------ SOURCE DATA ------
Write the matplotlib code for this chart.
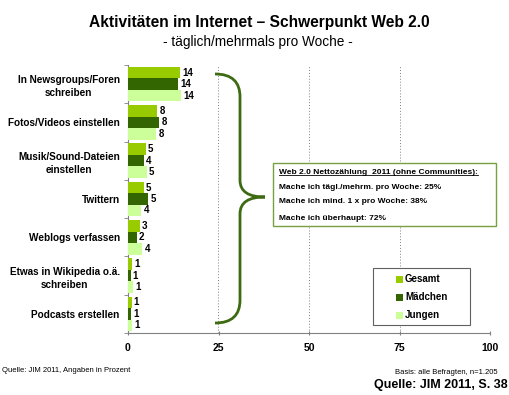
import matplotlib
matplotlib.use("Agg")
import matplotlib.pyplot as plt
from matplotlib.path import Path
from matplotlib.patches import PathPatch, Rectangle
from matplotlib.lines import Line2D
import numpy as np

plt.rcParams['font.family'] = ['Liberation Sans', 'DejaVu Sans']

categories = ["In Newsgroups/Foren\nschreiben", "Fotos/Videos einstellen",
              "Musik/Sound-Dateien\neinstellen", "Twittern", "Weblogs verfassen",
              "Etwas in Wikipedia o.ä.\nschreiben", "Podcasts erstellen"]
series_names = ["Gesamt", "Mädchen", "Jungen"]
gesamt = [14.3, 8.1, 4.9, 4.4, 3.3, 1.1, 1.0]
maedchen = [13.8, 8.6, 4.3, 5.6, 2.4, 0.7, 0.9]
jungen = [14.6, 7.8, 5.2, 3.7, 4.0, 1.4, 1.1]
label_gesamt = [14, 8, 5, 5, 3, 1, 1]
label_maedchen = [14, 8, 4, 5, 2, 1, 1]
label_jungen = [14, 8, 5, 4, 4, 1, 1]
xticks = [0, 25, 50, 75, 100]
box_lines = ["Web 2.0 Nettozählung  2011 (ohne Communities):",
             "Mache ich tägl./mehrm. pro Woche: 25%",
             "Mache ich mind. 1 x pro Woche: 38%",
             "Mache ich überhaupt: 72%"]

colors = ["#99CC00", "#336600", "#CCFF99"]

W, H = 510, 395
fig = plt.figure(figsize=(W/100, H/100), dpi=100)

def fx(px):
    return px / W

def fy(py):
    return 1 - py / H

ax = fig.add_axes([fx(128), fy(333), fx(490) - fx(128), fy(65) - fy(333)])

y = np.arange(len(categories))
h = 0.3
offs = [-0.3, 0.0, 0.3]
vals = [gesamt, maedchen, jungen]
labs = [label_gesamt, label_maedchen, label_jungen]
for s in range(3):
    ax.barh(y + offs[s], vals[s], height=h, color=colors[s], label=series_names[s], zorder=3)
    for i in range(len(categories)):
        ax.text(vals[s][i] + 0.6, y[i] + offs[s], str(labs[s][i]), va='center', ha='left',
                fontsize=7, fontweight='bold', zorder=4)

ax.set_xlim(0, 100)
ax.set_ylim(len(categories) - 0.5, -0.5)
ax.set_xticks(xticks)
ax.set_xticklabels([str(t) for t in xticks], fontsize=7.5, fontweight='bold')
ax.set_yticks(y)
ax.set_yticklabels(categories, fontsize=7.2, fontweight='bold')
ax.set_yticks(np.arange(len(categories) + 1) - 0.5, minor=True)
ax.tick_params(axis='y', which='major', length=0, pad=6)
ax.tick_params(axis='y', which='minor', length=3, direction='out', color='#808080')
ax.tick_params(axis='x', which='major', length=3, direction='inout', color='#808080', pad=6)
for t in ax.get_yticklabels():
    t.set_multialignment('center')
    t.set_linespacing(1.4)
for sp in ['top', 'right']:
    ax.spines[sp].set_visible(False)
for sp in ['left', 'bottom']:
    ax.spines[sp].set_color('#808080')
    ax.spines[sp].set_linewidth(0.8)
for xv in xticks[1:]:
    ax.axvline(xv, color='#808080', linestyle=(0, (1, 2)), linewidth=0.7, zorder=1)

# Title
fig.text(fx(259), fy(22), "Aktivitäten im Internet – Schwerpunkt Web 2.0", ha='center', va='center',
         fontsize=11.2, fontweight='bold')
fig.text(fx(258), fy(42), "- täglich/mehrmals pro Woche -", ha='center', va='center', fontsize=9.8)

# Brace
def P(px, py):
    return (fx(px), fy(py))
verts = [P(215, 74), P(232, 74), P(240, 82), P(240, 97),
         P(240, 180), P(240, 192), P(249, 197), P(265, 197),
         P(249, 197), P(240, 202), P(240, 214),
         P(240, 300), P(240, 315), P(232, 323), P(215, 323)]
codes = [Path.MOVETO, Path.CURVE4, Path.CURVE4, Path.CURVE4,
         Path.LINETO, Path.CURVE4, Path.CURVE4, Path.CURVE4,
         Path.CURVE4, Path.CURVE4, Path.CURVE4,
         Path.LINETO, Path.CURVE4, Path.CURVE4, Path.CURVE4]
fig.patches.append(PathPatch(Path(verts, codes), transform=fig.transFigure, fill=False,
                             edgecolor='#3D6B12', linewidth=2.0, zorder=5))

# Info box
fig.patches.append(Rectangle((fx(273), fy(226)), fx(496) - fx(273), fy(163) - fy(226),
                             transform=fig.transFigure, facecolor='white', edgecolor='#77A040',
                             linewidth=1.0, zorder=5))
box_ys = [172.5, 187, 201.5, 218]
texts = []
for ln, yy in zip(box_lines, box_ys):
    t = fig.text(fx(279), fy(yy), ln, ha='left', va='center', fontsize=6, fontweight='bold', zorder=6)
    texts.append(t)

# Legend box
fig.patches.append(Rectangle((fx(373), fy(325)), fx(470) - fx(373), fy(268) - fy(325),
                             transform=fig.transFigure, facecolor='white', edgecolor='#606060',
                             linewidth=0.8, zorder=5))
leg_ys = [279, 297, 315]
for c, name, yy in zip(colors, series_names, leg_ys):
    fig.patches.append(Rectangle((fx(396), fy(yy + 3.5)), fx(7), fx(7) * W / H,
                                 transform=fig.transFigure, facecolor=c, edgecolor='none', zorder=6))
    fig.text(fx(405), fy(yy), name, ha='left', va='center', fontsize=7, fontweight='bold', zorder=6)

# Footer
fig.text(fx(2), fy(370), "Quelle: JIM 2011, Angaben in Prozent", ha='left', va='center', fontsize=5.5)
fig.text(fx(498), fy(372), "Basis: alle Befragten, n=1.205", ha='right', va='center', fontsize=5.5)
fig.text(fx(508), fy(385), "Quelle: JIM 2011, S. 38", ha='right', va='center', fontsize=9, fontweight='bold')

# underline first box line
fig.canvas.draw()
r = fig.canvas.get_renderer()
bb = texts[0].get_window_extent(r).transformed(fig.transFigure.inverted())
fig.lines.append(Line2D([bb.x0, bb.x1], [bb.y0 + 0.002, bb.y0 + 0.002], transform=fig.transFigure,
                        color='black', linewidth=0.6, zorder=7))

fig.savefig("out.png", dpi=100)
------
== PROBLEM STATEMENT ==
Extract the full listing exactly, with the pictures left out.

== TASK RESPONSE ==
Write the matplotlib code for this chart.
import matplotlib
matplotlib.use("Agg")
import matplotlib.pyplot as plt
from matplotlib.path import Path
from matplotlib.patches import PathPatch, Rectangle
from matplotlib.lines import Line2D
import numpy as np

plt.rcParams['font.family'] = ['Liberation Sans', 'DejaVu Sans']

categories = ["In Newsgroups/Foren\nschreiben", "Fotos/Videos einstellen",
              "Musik/Sound-Dateien\neinstellen", "Twittern", "Weblogs verfassen",
              "Etwas in Wikipedia o.ä.\nschreiben", "Podcasts erstellen"]
series_names = ["Gesamt", "Mädchen", "Jungen"]
gesamt = [14.3, 8.1, 4.9, 4.4, 3.3, 1.1, 1.0]
maedchen = [13.8, 8.6, 4.3, 5.6, 2.4, 0.7, 0.9]
jungen = [14.6, 7.8, 5.2, 3.7, 4.0, 1.4, 1.1]
label_gesamt = [14, 8, 5, 5, 3, 1, 1]
label_maedchen = [14, 8, 4, 5, 2, 1, 1]
label_jungen = [14, 8, 5, 4, 4, 1, 1]
xticks = [0, 25, 50, 75, 100]
box_lines = ["Web 2.0 Nettozählung  2011 (ohne Communities):",
             "Mache ich tägl./mehrm. pro Woche: 25%",
             "Mache ich mind. 1 x pro Woche: 38%",
             "Mache ich überhaupt: 72%"]

colors = ["#99CC00", "#336600", "#CCFF99"]

W, H = 510, 395
fig = plt.figure(figsize=(W/100, H/100), dpi=100)

def fx(px):
    return px / W

def fy(py):
    return 1 - py / H

ax = fig.add_axes([fx(128), fy(333), fx(490) - fx(128), fy(65) - fy(333)])

y = np.arange(len(categories))
h = 0.3
offs = [-0.3, 0.0, 0.3]
vals = [gesamt, maedchen, jungen]
labs = [label_gesamt, label_maedchen, label_jungen]
for s in range(3):
    ax.barh(y + offs[s], vals[s], height=h, color=colors[s], label=series_names[s], zorder=3)
    for i in range(len(categories)):
        ax.text(vals[s][i] + 0.6, y[i] + offs[s], str(labs[s][i]), va='center', ha='left',
                fontsize=7, fontweight='bold', zorder=4)

ax.set_xlim(0, 100)
ax.set_ylim(len(categories) - 0.5, -0.5)
ax.set_xticks(xticks)
ax.set_xticklabels([str(t) for t in xticks], fontsize=7.5, fontweight='bold')
ax.set_yticks(y)
ax.set_yticklabels(categories, fontsize=7.2, fontweight='bold')
ax.set_yticks(np.arange(len(categories) + 1) - 0.5, minor=True)
ax.tick_params(axis='y', which='major', length=0, pad=6)
ax.tick_params(axis='y', which='minor', length=3, direction='out', color='#808080')
ax.tick_params(axis='x', which='major', length=3, direction='inout', color='#808080', pad=6)
for t in ax.get_yticklabels():
    t.set_multialignment('center')
    t.set_linespacing(1.4)
for sp in ['top', 'right']:
    ax.spines[sp].set_visible(False)
for sp in ['left', 'bottom']:
    ax.spines[sp].set_color('#808080')
    ax.spines[sp].set_linewidth(0.8)
for xv in xticks[1:]:
    ax.axvline(xv, color='#808080', linestyle=(0, (1, 2)), linewidth=0.7, zorder=1)

# Title
fig.text(fx(259), fy(22), "Aktivitäten im Internet – Schwerpunkt Web 2.0", ha='center', va='center',
         fontsize=11.2, fontweight='bold')
fig.text(fx(258), fy(42), "- täglich/mehrmals pro Woche -", ha='center', va='center', fontsize=9.8)

# Brace
def P(px, py):
    return (fx(px), fy(py))
verts = [P(215, 74), P(232, 74), P(240, 82), P(240, 97),
         P(240, 180), P(240, 192), P(249, 197), P(265, 197),
         P(249, 197), P(240, 202), P(240, 214),
         P(240, 300), P(240, 315), P(232, 323), P(215, 323)]
codes = [Path.MOVETO, Path.CURVE4, Path.CURVE4, Path.CURVE4,
         Path.LINETO, Path.CURVE4, Path.CURVE4, Path.CURVE4,
         Path.CURVE4, Path.CURVE4, Path.CURVE4,
         Path.LINETO, Path.CURVE4, Path.CURVE4, Path.CURVE4]
fig.patches.append(PathPatch(Path(verts, codes), transform=fig.transFigure, fill=False,
                             edgecolor='#3D6B12', linewidth=2.0, zorder=5))

# Info box
fig.patches.append(Rectangle((fx(273), fy(226)), fx(496) - fx(273), fy(163) - fy(226),
                             transform=fig.transFigure, facecolor='white', edgecolor='#77A040',
                             linewidth=1.0, zorder=5))
box_ys = [172.5, 187, 201.5, 218]
texts = []
for ln, yy in zip(box_lines, box_ys):
    t = fig.text(fx(279), fy(yy), ln, ha='left', va='center', fontsize=6, fontweight='bold', zorder=6)
    texts.append(t)

# Legend box
fig.patches.append(Rectangle((fx(373), fy(325)), fx(470) - fx(373), fy(268) - fy(325),
                             transform=fig.transFigure, facecolor='white', edgecolor='#606060',
                             linewidth=0.8, zorder=5))
leg_ys = [279, 297, 315]
for c, name, yy in zip(colors, series_names, leg_ys):
    fig.patches.append(Rectangle((fx(396), fy(yy + 3.5)), fx(7), fx(7) * W / H,
                                 transform=fig.transFigure, facecolor=c, edgecolor='none', zorder=6))
    fig.text(fx(405), fy(yy), name, ha='left', va='center', fontsize=7, fontweight='bold', zorder=6)

# Footer
fig.text(fx(2), fy(370), "Quelle: JIM 2011, Angaben in Prozent", ha='left', va='center', fontsize=5.5)
fig.text(fx(498), fy(372), "Basis: alle Befragten, n=1.205", ha='right', va='center', fontsize=5.5)
fig.text(fx(508), fy(385), "Quelle: JIM 2011, S. 38", ha='right', va='center', fontsize=9, fontweight='bold')

# underline first box line
fig.canvas.draw()
r = fig.canvas.get_renderer()
bb = texts[0].get_window_extent(r).transformed(fig.transFigure.inverted())
fig.lines.append(Line2D([bb.x0, bb.x1], [bb.y0 + 0.002, bb.y0 + 0.002], transform=fig.transFigure,
                        color='black', linewidth=0.6, zorder=7))

fig.savefig("out.png", dpi=100)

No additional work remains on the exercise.